Wir sind seit 2003 für Volkswagen in Rumänien unterwegs. Vor drei Jahren kam eine Taskforce von Volkwagen zum Schluss, dass sie und wir in Rumänien massiv beklaut werden. Damit wurde das Thema erstmals sorgfältig untersucht. Mir war sofort klar, dass wir uns komplett öffnen und den Kampf gegen die Ladungsdiebstähle aufnehmen. Wir haben anschliessend verschiedene Massnahmen umgesetzt. Zum Beispiel dürfen Fahrer nur noch auf bewachten Parkplätzen Pause machen, und die Plane muss nach jedem Stopp kontrolliert werden.
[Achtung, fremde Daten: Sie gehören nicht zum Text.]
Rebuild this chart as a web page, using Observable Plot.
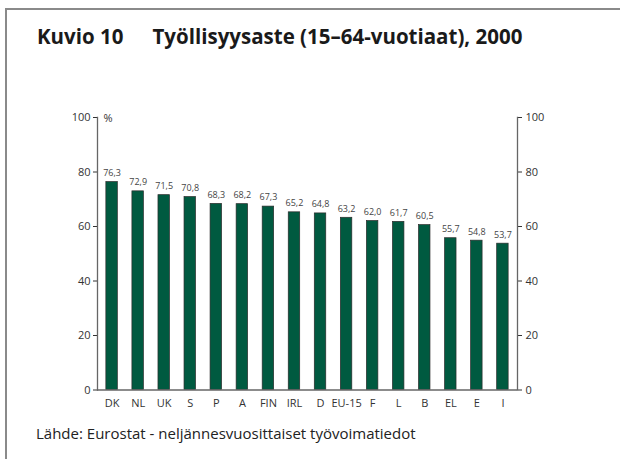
<!DOCTYPE html>
<html>
<head>
<meta charset="utf-8">
<script src="https://cdn.jsdelivr.net/npm/d3@7"></script>
<script src="https://cdn.jsdelivr.net/npm/@observablehq/plot@0.6"></script>
<style>
  html, body { margin: 0; padding: 0; background: #fff; }
  #wrap { position: relative; width: 620px; height: 459px; overflow: hidden; font-family: "Open Sans", sans-serif; }
  #frame { position: absolute; left: 5px; top: 8px; width: 640px; height: 480px; border-left: 2px solid #8a8a8a; border-top: 2px solid #8a8a8a; box-sizing: border-box; }
  #title { position: absolute; left: 37px; top: 26px; font-size: 20.5px; line-height: 1; font-weight: 700; color: #1a1a1a; white-space: nowrap; }
  #title span + span { margin-left: 29px; }
  #chart { position: absolute; left: 0; top: 60px; }
  #caption { position: absolute; left: 36px; top: 423px; font-size: 15px; color: #222; white-space: nowrap; }
</style>
</head>
<body>
<div id="wrap">
  <div id="frame"></div>
  <div id="title"><span>Kuvio 10</span><span>Työllisyysaste (15–64-vuotiaat), 2000</span></div>
  <div id="chart"></div>
  <div id="caption">Lähde: Eurostat - neljännesvuosittaiset työvoimatiedot</div>
</div>
<script>
const countries = ["DK","NL","UK","S","P","A","FIN","IRL","D","EU-15","F","L","B","EL","E","I"];
const rates = [76.3,72.9,71.5,70.8,68.3,68.2,67.3,65.2,64.8,63.2,62.0,61.7,60.5,55.7,54.8,53.7];
const yTicks = [0,20,40,60,80,100];

const data = countries.map((c, i) => ({country: c, rate: rates[i]}));
const fmt = v => v.toFixed(1).replace(".", ",");

const chart = Plot.plot({
  width: 620,
  height: 360,
  marginLeft: 97,
  marginRight: 103,
  marginTop: 57,
  marginBottom: 30.5,
  style: {fontFamily: "'Open Sans', sans-serif", color: "#333", background: "transparent"},
  x: {domain: countries, paddingInner: 0.56, paddingOuter: 0.34, round: false, label: null},
  y: {domain: [0, 100], label: null},
  marks: [
    Plot.barY(data, {x: "country", y: "rate", fill: "#005a40", stroke: "#2b2b2b", strokeWidth: 0.7}),
    Plot.text(data, {x: "country", y: "rate", text: d => fmt(d.rate), dy: -9, fontSize: 9, fill: "#444"}),
    Plot.axisX({tickSize: 0, tickPadding: 9, fontSize: 11, fill: "#333", label: null}),
    Plot.axisY({anchor: "left", ticks: yTicks, tickSize: 4, tickPadding: 3, fontSize: 11, fill: "#333", stroke: "#333", label: null}),
    Plot.axisY({anchor: "right", ticks: yTicks, tickSize: 4, tickPadding: 4, fontSize: 11, fill: "#333", stroke: "#333", label: null}),
    Plot.frame({anchor: "left", stroke: "#666", strokeWidth: 1.3}),
    Plot.frame({anchor: "right", stroke: "#666", strokeWidth: 1.3}),
    Plot.ruleY([0], {stroke: "#666", strokeWidth: 1.3}),
    Plot.text(["%"], {frameAnchor: "top-left", dx: 6, dy: 1, lineAnchor: "middle", fontSize: 11, fill: "#333", textAnchor: "start"})
  ]
});
document.getElementById("chart").appendChild(chart);
</script>
</body>
</html>
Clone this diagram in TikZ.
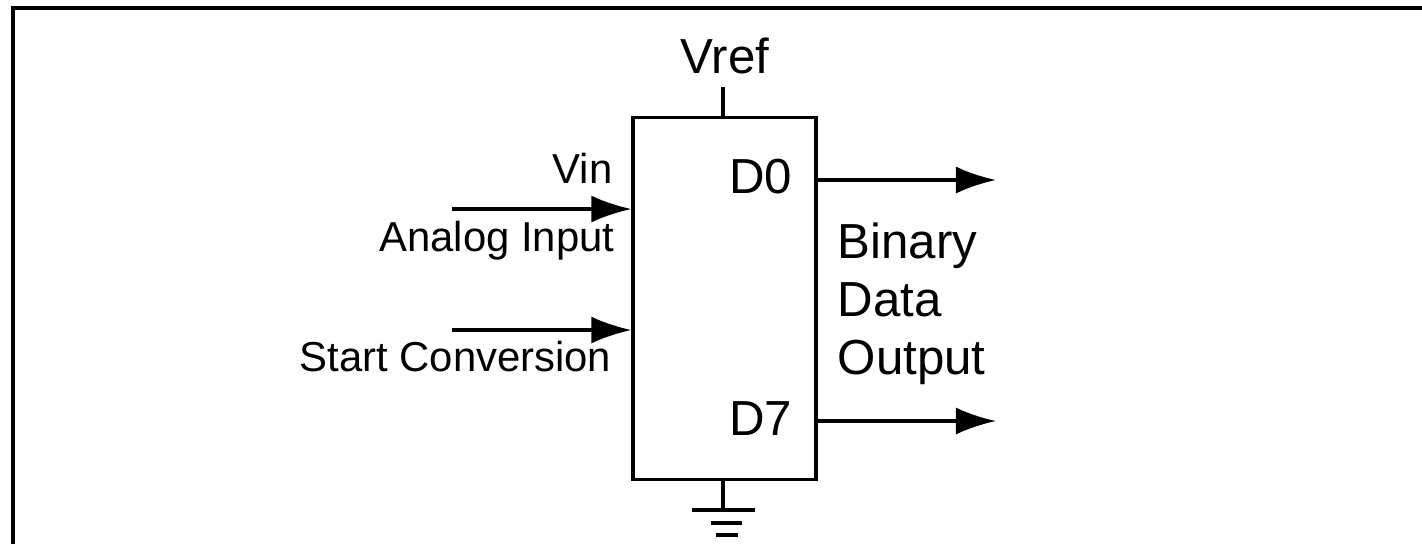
\documentclass[tikz,border=0pt]{standalone}
\usepackage{fontspec}
\setmainfont{Liberation Sans}
\usetikzlibrary{arrows.meta,positioning,calc}

\begin{document}
\begin{tikzpicture}[
    x=0.01cm, y=-0.01cm,
    adc/.style={draw, line width=0.9pt, minimum width=1.83cm, minimum height=3.61cm, inner sep=0pt},
    lbl/.style={inner sep=0pt, font=\fontsize{14}{16.5}\selectfont},
    inlbl/.style={inner sep=0pt, font=\fontsize{11.9}{14}\selectfont},
    sig/.style={-{Latex[length=0.4cm, width=0.27cm]}, line width=0.9pt},
    wire/.style={line width=0.9pt}
]
    \useasboundingbox (0,0) rectangle (1422,544);
    % Frame
    \draw[line width=1.1pt] (13,544) -- (13,8) -- (1422,8);

    % Converter block
    \node[adc] (adc) at (724.5,298.5) {};

    % Labels
    \node[lbl, anchor=base] (vref) at (725,73) {Vref};
    \node[lbl, anchor=base east] (d0) at (793,193) {D0};
    \node[lbl, anchor=base east] (d7) at (793,435) {D7};
    \node[lbl, anchor=north west, align=left] (binary) at (837,222) {Binary\\Data\\Output};
    \node[inlbl, anchor=base east] (vin) at (613,183) {Vin};
    \node[inlbl, anchor=base east] (analog) at (615,251) {Analog Input};
    \node[inlbl, anchor=base east] (start) at (612,371) {Start Conversion};

    % Inputs
    \coordinate (vinsrc) at (452,209);
    \coordinate (startsrc) at (452,330);
    \draw[sig] (vinsrc) -- (vinsrc -| adc.west);
    \draw[sig] (startsrc) -- (startsrc -| adc.west);

    % Outputs
    \coordinate (d0out) at (996,180);
    \coordinate (d7out) at (996,421);
    \draw[sig] (d0out -| adc.east) -- (d0out);
    \draw[sig] (d7out -| adc.east) -- (d7out);

    % Reference and ground
    \coordinate (vrefpin) at (723,87);
    \coordinate (gnd) at (723,510);
    \draw[wire] (vrefpin) -- (vrefpin |- adc.north);
    \draw[wire] (gnd |- adc.south) -- (gnd);
    \draw[wire] ($(gnd)+(-31,0)$) -- ($(gnd)+(32,0)$);
    \draw[wire] ($(gnd)+(-12,13)$) -- ($(gnd)+(19,13)$);
    \draw[wire] ($(gnd)+(-7,25)$) -- ($(gnd)+(15,25)$);
\end{tikzpicture}
\end{document}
Innert eines Jahres konnten wir die Diebstähle um 70% senken. Dafür verantwortlich war auch ein Tool, das die Hochschule Heilbronn entwickelt hat.

 

 

Was ist das für ein Tool?

Wir haben darin eine Vielzahl von Daten im Zusammenhang mit Frachtdiebstählen erfasst. Durch das Tool wurden Auffälligkeiten sichtbar, die uns bei der Umsetzung des Sicherheitskonzepts geholfen haben.

 

 

Wie ist der aktuelle Stand?

Eine Massnahme ist die Zertifizierung der 200 Fahrer. Bis Jahresende sollen sich die Fahrer, die für Alpensped in Rumänien tätig sind, einer Sicherheitsüberprüfung unterziehen. Zudem prüfen wir die Video­überwachung von sensiblen Transporten, wie beispielsweise Airbags.

 

 

Man hat den Eindruck, dass andere Transportunternehmen dem Thema Frachtdiebstahl weniger Bedeutung zumessen. Was ist Ihre Motivation?

Da der Handlungsdruck in der Automobilindustrie am Grössten ist, sind wir vielleicht stärker sensibilisiert. Dazu erhoffen wir uns auch einen Wettbewerbsvorteil, wenn wir uns als sicheres Unternehmen in Südosteuropa positionieren können.

 

 

Alpensped ist ein mittelgrosses Familienunternehmen, das von Ihnen und Ihrem Bruder geleitet wird. Besteht die Gefahr, dass der Betrieb dereinst verkauft wird?

Wir erarbeiten gerade die Strategie Alpensped 2025. Darin geht es um Digitalisierung und Spezialisierung. Wir wollen weiter in Nischenmärkten wachsen. Ich bin überzeugt, dass abseits des Massengeschäfts genügend Nachfrage besteht, so dass auch kleinere Player wie Alpensped eine Zukunft haben. Gerade in der Projektlogistik und bei Schwertransporten inklusive Beratung sehen wir noch viel Potenzial.